LLaVA
LLaVA copied to clipboard
[Feature request] Why torch.no_grad on CLIPVisionTower Foward
feature
In llava/model/multimodal_encoder/clip_encoder.py
line 39, the forward pass of the vision encoder has torch.no_grad
decorator. I am trying to do some input optimization, and I think this is stopping gradients from being back propped to the input image. Is there a reason for this no_grad? Would it be ok to remove it? (I am happy to make a PR if so :) )

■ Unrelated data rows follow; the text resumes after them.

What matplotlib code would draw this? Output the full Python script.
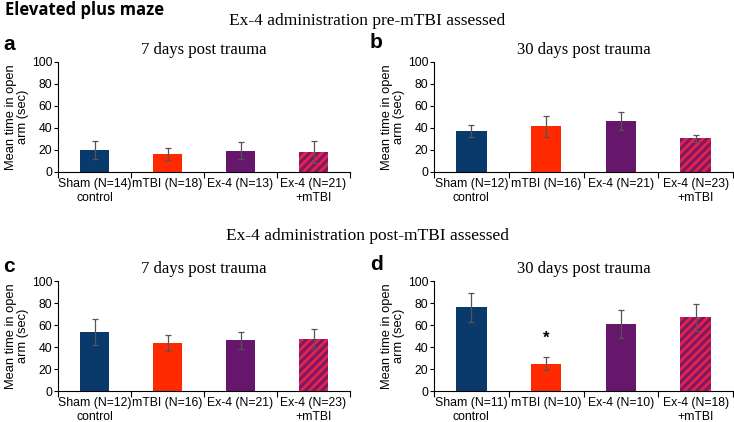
import matplotlib
matplotlib.use("Agg")
import matplotlib.pyplot as plt
import matplotlib as mpl

mpl.rcParams['hatch.linewidth'] = 2.0

groups_a = ["Sham (N=14)\ncontrol", "mTBI (N=18)", "Ex-4 (N=13)", "Ex-4 (N=21)\n+mTBI"]
groups_b = ["Sham (N=12)\ncontrol", "mTBI (N=16)", "Ex-4 (N=21)", "Ex-4 (N=23)\n+mTBI"]
groups_c = ["Sham (N=12)\ncontrol", "mTBI (N=16)", "Ex-4 (N=21)", "Ex-4 (N=23)\n+mTBI"]
groups_d = ["Sham (N=11)\ncontrol", "mTBI (N=10)", "Ex-4 (N=10)", "Ex-4 (N=18)\n+mTBI"]

means_a = [20, 16, 19.5, 18.5]
errs_a = [8, 5.5, 7.5, 10]
means_b = [37, 41.5, 46.5, 30.5]
errs_b = [5.5, 9.5, 8.5, 3.5]
means_c = [53.5, 43.5, 46, 47.5]
errs_c = [12, 7.5, 8, 9]
means_d = [76, 25, 61, 67]
errs_d = [13, 5.5, 13, 12.5]

titles = ["7 days post trauma", "30 days post trauma", "7 days post trauma", "30 days post trauma"]
letters = ["a", "b", "c", "d"]

colors = ["#0a3a6c", "#ff2a00", "#66176b", "#7a1a66"]
hatch_color = "#e8204a"

fig = plt.figure(figsize=(7.34, 4.22), dpi=100)

W, H = 734, 422
def rect(x0, ytop, x1, ybot):
    return [x0 / W, 1 - ybot / H, (x1 - x0) / W, (ybot - ytop) / H]

axes_rects = [rect(58, 62, 350, 172), rect(434, 62, 733, 172),
              rect(58, 281, 350, 391), rect(434, 281, 733, 391)]
data = [(groups_a, means_a, errs_a), (groups_b, means_b, errs_b),
        (groups_c, means_c, errs_c), (groups_d, means_d, errs_d)]

sans = ["Liberation Sans", "DejaVu Sans"]
serif = ["Liberation Serif", "DejaVu Serif"]

for i, (r, (g, m, e)) in enumerate(zip(axes_rects, data)):
    ax = fig.add_axes(r)
    x = list(range(len(g)))
    bars = ax.bar(x, m, width=0.41, color=colors, edgecolor="none", zorder=2)
    bars[3].set_hatch("////")
    bars[3].set_edgecolor(hatch_color)
    bars[3].set_linewidth(0)
    ax.errorbar(x, m, yerr=e, fmt="none", ecolor="#555555", elinewidth=0.9,
                capsize=2, capthick=0.9, zorder=3)
    ax.set_xlim(-0.5, 3.5)
    ax.set_ylim(0, 100)
    ax.set_yticks([0, 20, 40, 60, 80, 100])
    ax.set_xticks([-0.5, 0.5, 1.5, 2.5, 3.5])
    ax.set_xticklabels([])
    ax.set_xticks(x, minor=True)
    ax.set_xticklabels(g, minor=True, fontsize=8.8, family=sans, linespacing=1.25)
    ax.tick_params(axis="x", which="minor", length=0, pad=4)
    ax.tick_params(axis="x", which="major", length=4, direction="out", width=0.8)
    ax.tick_params(axis="y", length=3, width=0.8, labelsize=8.8, pad=1)
    for lab in ax.get_yticklabels():
        lab.set_family(sans)
    for s in ["top", "right"]:
        ax.spines[s].set_visible(False)
    for s in ["left", "bottom"]:
        ax.spines[s].set_linewidth(0.8)
    ax.set_ylabel("Mean time in open\narm (sec)", fontsize=9.3, family=sans,
                  labelpad=2, linespacing=1.0)
    ax.set_title(titles[i], fontsize=12, family=serif, pad=6)
    if i == 3:
        ax.text(1, m[1] + e[1] + 17, "*", ha="center", va="center",
                fontsize=12, fontweight="bold", family=sans)

fig.text(5 / W, 1 - 10 / H, "Elevated plus maze", fontsize=12, fontweight="bold",
         family=["Open Sans", "DejaVu Sans"], va="center", ha="left")
fig.text(367 / W, 1 - 21 / H, "Ex-4 administration pre-mTBI assessed", fontsize=12.5,
         family=serif, ha="center", va="center")
fig.text(367 / W, 1 - 236 / H, "Ex-4 administration post-mTBI assessed", fontsize=12.5,
         family=serif, ha="center", va="center")
letter_pos = [(3, 45), (370, 42), (3, 266), (370, 264)]
for L, (lx, ly) in zip(letters, letter_pos):
    fig.text(lx / W, 1 - ly / H, L, fontsize=15, fontweight="bold", family=sans,
             ha="left", va="center")

fig.savefig("out.png", dpi=100)
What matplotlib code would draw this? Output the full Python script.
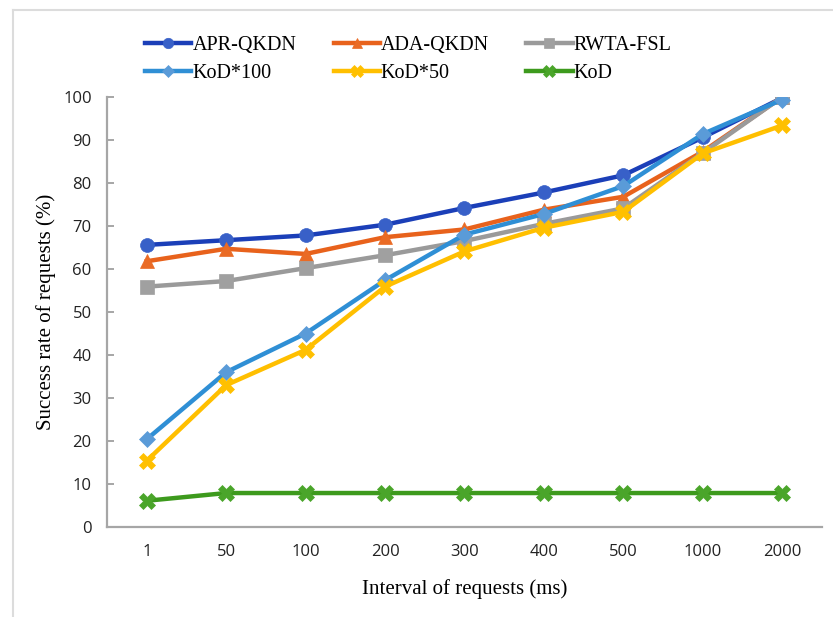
import numpy as np
import matplotlib
matplotlib.use("Agg")
import matplotlib.pyplot as plt
from matplotlib.lines import Line2D

# ---------------------------------------------------------------------------
# data
# ---------------------------------------------------------------------------
intervals = ["1", "50", "100", "200", "300", "400", "500", "1000", "2000"]

apr_qkdn  = [65.6, 66.7, 67.8, 70.3, 74.2, 77.8, 81.8, 90.6, 99.8]
ada_qkdn  = [61.8, 64.7, 63.5, 67.4, 69.2, 73.8, 76.8, 87.3, 100.0]
rwta_fsl  = [55.9, 57.2, 60.2, 63.2, 66.5, 70.5, 74.1, 87.0, 100.0]
kod_100   = [20.4, 36.0, 45.0, 57.4, 68.0, 72.8, 79.3, 91.4, 99.4]
kod_50    = [15.4, 33.0, 41.2, 55.9, 64.1, 69.6, 73.3, 86.9, 93.4]
kod       = [6.1, 7.9, 7.9, 7.9, 7.9, 7.9, 7.9, 7.9, 7.9]

series_names = ["APR-QKDN", "ADA-QKDN", "RWTA-FSL", "KoD*100", "KoD*50", "KoD"]

# ---------------------------------------------------------------------------
# styles
# ---------------------------------------------------------------------------
styles = [
    dict(color="#1b3fb8", marker="o", mfc="#3860c8", ms=10),
    dict(color="#e8621c", marker="^", mfc="#ea6b25", ms=10),
    dict(color="#9a9a9a", marker="s", mfc="#a0a0a0", ms=9.5),
    dict(color="#2f8fd5", marker="D", mfc="#5a9bd8", ms=8.5),
    dict(color="#ffbf00", marker="X", mfc="#ffc000", ms=11),
    dict(color="#3d9a1d", marker="X", mfc="#4aa52a", ms=11),
]
data = [apr_qkdn, ada_qkdn, rwta_fsl, kod_100, kod_50, kod]

fig = plt.figure(figsize=(8.33, 6.17), dpi=100)
ax = fig.add_axes([107 / 833, 1 - 527 / 617, (822 - 107) / 833, (527 - 97) / 617])

x = np.arange(len(intervals))
lines = []
for name, vals, st in zip(series_names, data, styles):
    ln, = ax.plot(x, vals, color=st["color"], lw=3.2, marker=st["marker"],
                  ms=st["ms"], mfc=st["mfc"], mec=st["mfc"], mew=0.5,
                  label=name, zorder=3)
    lines.append(ln)

ax.set_xlim(-0.5, len(intervals) - 0.5)
ax.set_ylim(0, 100)
ax.set_xticks(x)
ax.set_xticklabels(intervals)
ax.set_yticks(np.arange(0, 101, 10))

for s in ["top", "right"]:
    ax.spines[s].set_visible(False)
for s in ["left", "bottom"]:
    ax.spines[s].set_color("#a6a6a6")
    ax.spines[s].set_linewidth(1.6)

ax.tick_params(axis="y", direction="in", length=5, width=1.4, color="#a6a6a6",
               pad=11, labelsize=12, labelcolor="#222222")
ax.tick_params(axis="x", length=0, pad=12, labelsize=12, labelcolor="#222222")
for lab in ax.get_xticklabels() + ax.get_yticklabels():
    lab.set_family("Open Sans")

ax.set_ylabel("Success rate of requests (%)", family="Liberation Serif",
              fontsize=15, labelpad=5)
ax.set_xlabel("Interval of requests (ms)", family="Liberation Serif",
              fontsize=15, labelpad=14)

# legend filled row by row (matplotlib fills columns first)
order = [0, 3, 1, 4, 2, 5]
fig.legend([lines[i] for i in order], [series_names[i] for i in order],
           loc="upper left", bbox_to_anchor=(137 / 833, 1 - 28 / 617), ncol=3,
           frameon=False, prop=dict(family="Liberation Serif", size=14.5),
           handlelength=2.3, handletextpad=0.05, columnspacing=1.85,
           labelspacing=0.45, borderaxespad=0, markerscale=0.75)

# faint frame from the original screenshot
fig.add_artist(Line2D([13 / 833, 13 / 833], [0, 1 - 10 / 617],
                      color="#dcdcdc", lw=1.5))
fig.add_artist(Line2D([13 / 833, 1], [1 - 10 / 617, 1 - 10 / 617],
                      color="#dcdcdc", lw=1.5))

fig.savefig("out.png", dpi=100)
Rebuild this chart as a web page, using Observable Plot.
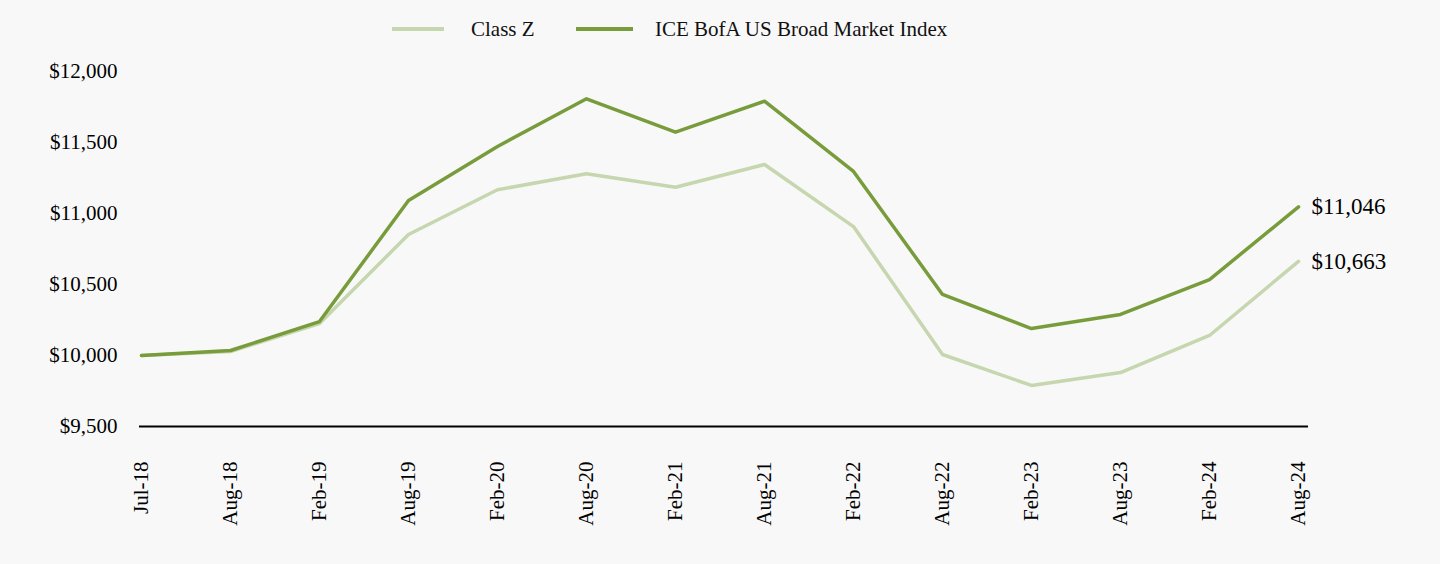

Thanks in advance for any help with this!
Hi @LukeBailey181
Thanks for the feedback and for your interest in our project. You are right that this torch.no_grad
is preventing you from doing input optimization. This maybe one of the overally cautious decorator I have used, to make sure that the vision encoder is not modified during pretraining/instruction tuning. Since we have vision_encoder.requires_grad_(False)
, this shall be fine.
It would be great if you can help create a PR about this, and we want to make sure that (1) vision encoder is not modified in any way that we do not want; (2) the gradients do not backward through the vision encoder unnecessarily (for most of the use cases, including the standard pretraining and instruction tuning), unless we need that like you are doing input optimization.
Thank you!
how to optimize the vision encoder? which code should i modify?